There are no longer any priests left to celebrate mass in the country
After 24 years of civil war, the Somali government is unable to guarantee security and stop the violence of the Islamic Courts. A Somali policeman walks past a bar in Mogadishu that was gutted by a bomb.
Yusuf (the name is fictional), is a Catholic from Mogadishu. One of about 30 locals who has stayed behind in the Somali capital which has frequently been the scene of fundamentalist terror attacks.
This year, the government has forbidden Christmas and New Year celebrations but for the meagre number of “anonymous” Christians left, this has not changed their situation one bit: for years they have been lacking priests and have been unable to attend mass and receive the sacraments.
Officially, they do not exist, as Christians. They were “banned” from celebrating Christmas and Easter even before the government’s latest announcement. There are no priests who can visit faithful and celebrate secretly with them in their homes, without attracting attention.
Foreign missionaries cannot do this: it would mean putting their own lives at risk, not to mention the lives of those hosting them. And so, the religious identity of the few Christian families that have stayed behind remains secret, only the neighbours know. “This year too, I returned to Mogadishu to celebrate the Christmas masses, but the celebrations took place inside the United Nations and African Union compound, near the airport,” Mgr. Giorgio Bertin, Bishop of Gibuti and apostolic administrator of Mogadishu, tells Italian newspaper La Stampa.
“There, I celebrated one mass in Italian and English for Italian-European troops and civilians and another one in French and English for the group of soldiers from Burundi and Uganda. I wasn’t able to meet the few remaining Christians in the city. I managed to meet them during the 1990’s and celebrate mass for them. But since then it has not been possible.” THE GOVERNMENT BAN
According to Bishop Bertin, the announcement regarding the ban on Christian celebrations has the distinct feeling of an act of propaganda aimed at calming al-Shabaab fundamentalists, “but it also occurred to me that it could be a warning for Somalis living in Europe or the US, who come back to Somalia for the holidays: they may have got into the habit of exchanging Christmas gestures”.
Bishop Bertin does not wish to disclose too much about the thirty or so Christians still living in Mogadishu. He admits they do exist and that he met them briefly in August 2013, at a hotel in the city, just before setting off for Gibuti. He keeps in touch with them by phone and e-mail. “The local population is not fanatically anti-Christian. What is lacking is a State that guarantees protection, order and respect for the law. Everything has been destroyed by 24 years of civil war.”

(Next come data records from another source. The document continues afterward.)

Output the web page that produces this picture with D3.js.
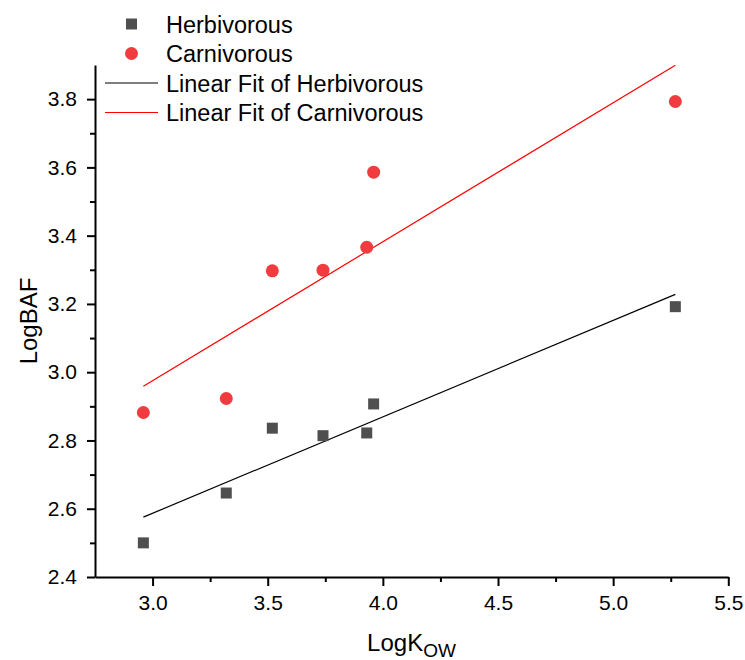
<!DOCTYPE html>
<html>
<head>
<meta charset="utf-8">
<script src="https://cdn.jsdelivr.net/npm/d3@7"></script>
<style>
  body { margin: 0; background: #fff; }
  svg { font-family: "Liberation Sans", Arial, sans-serif; }
</style>
</head>
<body>
<svg width="745" height="660"></svg>
<script>
// values
const logKow = [2.96, 3.32, 3.52, 3.74, 3.93, 3.96, 5.27];
const herbivorous = [2.50, 2.646, 2.836, 2.814, 2.822, 2.907, 3.192];
const carnivorous = [2.882, 2.923, 3.297, 3.299, 3.366, 3.586, 3.793];
const xTicks = [3.0, 3.5, 4.0, 4.5, 5.0, 5.5];
const yTicks = [2.4, 2.6, 2.8, 3.0, 3.2, 3.4, 3.6, 3.8];
const seriesNames = ['Herbivorous', 'Carnivorous'];

const svg = d3.select('svg');

const xScale = d3.scaleLinear().domain([2.75, 5.5]).range([95, 728.3]);
const yScale = d3.scaleLinear().domain([2.4, 3.9]).range([577, 65]);

// minor ticks
const xMinor = d3.range(3.25, 5.5, 0.5);
const yMinor = d3.range(2.5, 3.9, 0.2);

svg.append('g')
  .attr('transform', 'translate(0,577)')
  .call(d3.axisBottom(xScale).tickValues(xMinor).tickSize(5).tickFormat(''))
  .call(g => g.select('.domain').remove())
  .call(g => g.selectAll('line').attr('stroke-width', 2));

svg.append('g')
  .attr('transform', 'translate(95,0)')
  .call(d3.axisLeft(yScale).tickValues(yMinor).tickSize(5).tickFormat(''))
  .call(g => g.select('.domain').remove())
  .call(g => g.selectAll('line').attr('stroke-width', 2));

const xAxis = d3.axisBottom(xScale)
  .tickValues(xTicks)
  .tickSize(9)
  .tickSizeOuter(0)
  .tickPadding(9)
  .tickFormat(d3.format('.1f'));

svg.append('g')
  .attr('id', 'xAxisG')
  .attr('transform', 'translate(0,577)')
  .call(xAxis)
  .call(g => g.selectAll('line, path').attr('stroke-width', 2))
  .call(g => g.selectAll('text').attr('font-size', 21).attr('fill', '#000'));

const yAxis = d3.axisLeft(yScale)
  .tickValues(yTicks)
  .tickSize(8)
  .tickSizeOuter(0)
  .tickPadding(10)
  .tickFormat(d3.format('.1f'));

svg.append('g')
  .attr('id', 'yAxisG')
  .attr('transform', 'translate(95,0)')
  .call(yAxis)
  .call(g => g.selectAll('line, path').attr('stroke-width', 2))
  .call(g => g.selectAll('text').attr('font-size', 21).attr('fill', '#000'));

// axis titles
const xTitle = svg.append('text')
  .attr('x', 411.5)
  .attr('y', 651)
  .attr('text-anchor', 'middle')
  .attr('font-size', 24);
xTitle.append('tspan').text('LogK');
xTitle.append('tspan').attr('font-size', 19).attr('dy', 6).text('OW');

svg.append('text')
  .attr('transform', 'translate(37,321) rotate(-90)')
  .attr('text-anchor', 'middle')
  .attr('font-size', 24)
  .text('LogBAF');

// linear fits (least squares)
function fit(xs, ys) {
  const mx = d3.mean(xs), my = d3.mean(ys);
  const sxy = d3.sum(xs, (x, i) => (x - mx) * (ys[i] - my));
  const sxx = d3.sum(xs, x => (x - mx) * (x - mx));
  const b = sxy / sxx;
  return x => my + b * (x - mx);
}

const fitColors = ['#000', '#ff0000'];
[herbivorous, carnivorous].forEach((ys, k) => {
  const f = fit(logKow, ys);
  const ext = d3.extent(logKow);
  svg.append('line')
    .attr('x1', xScale(ext[0]))
    .attr('y1', yScale(f(ext[0])))
    .attr('x2', xScale(ext[1]))
    .attr('y2', yScale(f(ext[1])))
    .attr('stroke', fitColors[k])
    .attr('stroke-width', 1.2);
});

// points
svg.selectAll('rect.herb')
  .data(logKow)
  .enter()
  .append('rect')
  .attr('class', 'herb')
  .attr('x', (d, i) => xScale(d) - 5.5)
  .attr('y', (d, i) => yScale(herbivorous[i]) - 5.5)
  .attr('width', 11)
  .attr('height', 11)
  .style('fill', '#4f4f4f');

svg.selectAll('circle.carn')
  .data(logKow)
  .enter()
  .append('circle')
  .attr('class', 'carn')
  .attr('cx', d => xScale(d))
  .attr('cy', (d, i) => yScale(carnivorous[i]))
  .attr('r', 6.5)
  .style('fill', '#f03c3f');

// legend
const legend = svg.append('g').attr('font-size', 23.5);
const rowY = [24, 53.5, 83, 112.5];
const labels = seriesNames.concat(seriesNames.map(n => 'Linear Fit of ' + n));

legend.append('rect')
  .attr('x', 131.5 - 5.5).attr('y', rowY[0] - 5.5)
  .attr('width', 11).attr('height', 11)
  .style('fill', '#4f4f4f');
legend.append('circle')
  .attr('cx', 131.5).attr('cy', rowY[1]).attr('r', 6.5)
  .style('fill', '#f03c3f');
legend.append('line')
  .attr('x1', 105).attr('x2', 158).attr('y1', rowY[2]).attr('y2', rowY[2])
  .attr('stroke', '#000').attr('stroke-width', 1.2);
legend.append('line')
  .attr('x1', 105).attr('x2', 158).attr('y1', rowY[3]).attr('y2', rowY[3])
  .attr('stroke', '#ff0000').attr('stroke-width', 1.2);

legend.selectAll('text')
  .data(labels)
  .enter()
  .append('text')
  .attr('x', 166)
  .attr('y', (d, i) => rowY[i] + 8.5)
  .text(d => d);
</script>
</body>
</html>
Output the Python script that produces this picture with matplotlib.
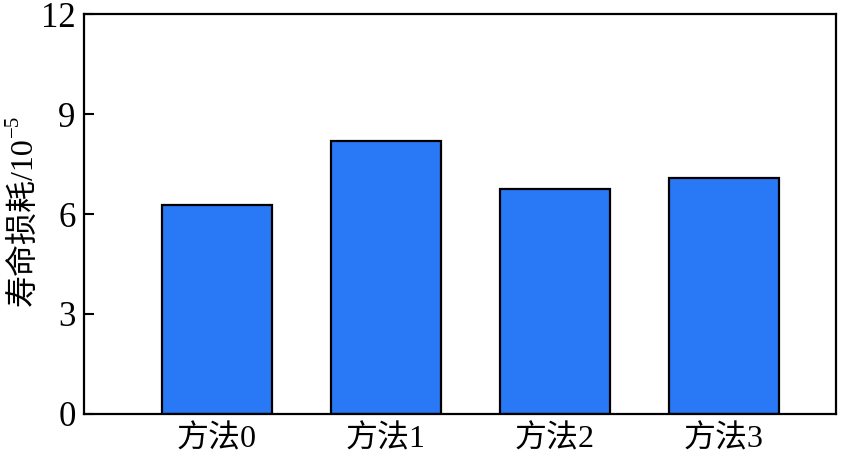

The main concern harboured by Mogadishu’s “anonymous” Christians is not about freedom of worship but about survival. “They don’t have the sacraments, they watch some ceremonies on TV and take part in spiritual communion. But their families, like many others in the country, are in need of material aid. Jobs and food are lacking. The only action the Catholic Church is involved in in the country, is linked to Caritas. And naturally, we help everyone, no matter which ethnic or religious group they belong to.” THE ISLAMIC COURTS
After 2000, when the Islamic Courts were born, the last of the remaining missionaries had to leave the country. The last ones left after the death of Sister Leonella Sgorbati, a Consolata missionary who was killed in September 2006, in the days when tensions were running extremely high as a result of the manipulation of the words Benedict XVI pronounced in his Regensburg speech.
The list of Italian missionaries and alay volunteers who were killed in the country is long: Mogadishu’s last resident bishop was Salvatore Colombo, who was murdered in 1989. Graziella Fumagalli and Annalena Tonelli were killed in Somalia in 1995 and 2003 respectively. “We need to remain hopeful that the will of the majority of the population will prevail,” Bishop Bertin concluded. “The majority are not fundamentalists and have nothing to do with this political Islam that has been radicalised by al-Shabaab.”
About a week ago, in Kenya, just a short distance from the Kenyan-Somali border, some Muslims who were travelling on a bus, stood up to a group of al-Shabaab terrorists, refusing to be separated from their fellow passengers who were Christians. In doing so, they managed to protect them, preventing a massacre. A small yet great sign of hope.